Les gouvernants attendent que les organisateurs de la manifestation déposent une demande d’autorisation pour emprunter un itinéraire balisé ; ils cherchent des représentants pour dialoguer. Cours toujours, le vieux monde est en toi.

Du Quartier Latin aux Champs-Élysées : on est passé des lieux de savoir aux lieux de pouvoir, des étudiants au peuple. Les slogans sont moins inventifs, mais le peuple produit quand même quelques belles figures.

Le signe d’un pouvoir aux abois, c’est que sa rhétorique apprise est en panne : il n’ose plus parler de « grogne », il a ravalé son « empathie pour ceux qui souffrent », et même il renonce à prendre le peuple pour un enfant devant son maître : il a mal compris, on va mieux lui expliquer.

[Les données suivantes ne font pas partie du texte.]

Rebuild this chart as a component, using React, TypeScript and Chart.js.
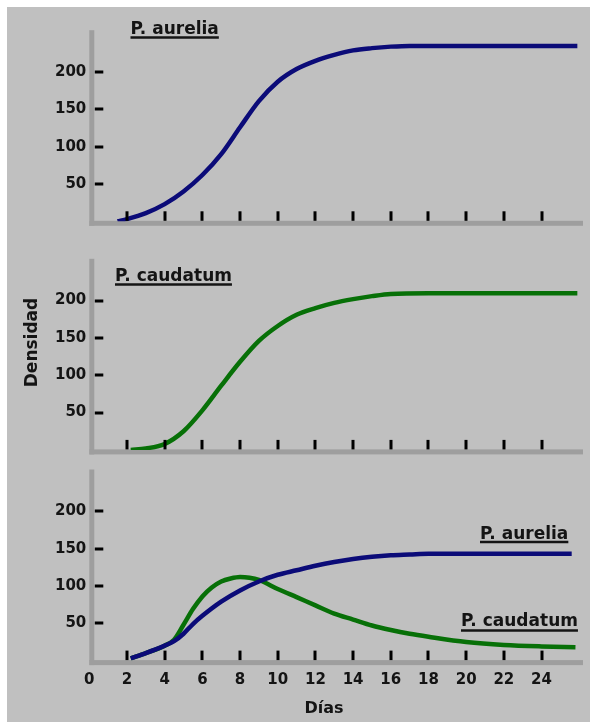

Le but du libéralisme est d’atomiser le peuple en cassant les vieilles solidarités : mais quand les atomes s’agrègent à nouveau dans un bloc en fusion, il est le premier à faire semblant de regretter qu’aucune organisation ne puisse fournir un interlocuteur.

Fin du monde, fin du mois. Ajoutons-y la fin du moi : on cherche un « gilet jaune » qui veuille parler à la première personne sans être immédiatement désavoué.

Quand un micro se tend, il capte parfois des récits de vraie vie. Images simples, directes, phrases ramassées, denses d’être ressassées : cette grand-mère qui ne sait pas si elle pourra offrir un cadeau de Noël à ses petits-enfants. Honneur à l’émission de France-Culture « Les pieds sur terre » de Sonia Kronlund, le 21 novembre 2018.
https://www.franceculture.fr/emissions/les-pieds-sur-terre/la-manif-des-gilets-jaunes

On pense à cette phrase de Dumarsais : « Je suis persuadé qu’il se fait plus de figures en un seul jour de marché à la halle, qu’il ne s’en fait en plusieurs jours d’assemblées académiques » (Traité des tropes, 1730). Des linguistes sont-ils au travail sur les barricades ? Au hasard d’un reportage à la télé, cette antithèse : « On ne peut pas à la fois se serrer la ceinture et baisser son froc. » Mais c’est déjà peut-être trop élaboré pour être populaire.

Les dirigeants produisent des images pour être battus. À la première occasion, elles sont retournées et renvoyées en boomerang : « On va faire dévisser les premiers de cordée » ; « Je suis un Gaulois réfractaire ».

Déplacement du discours : signe et conséquence des révolutions.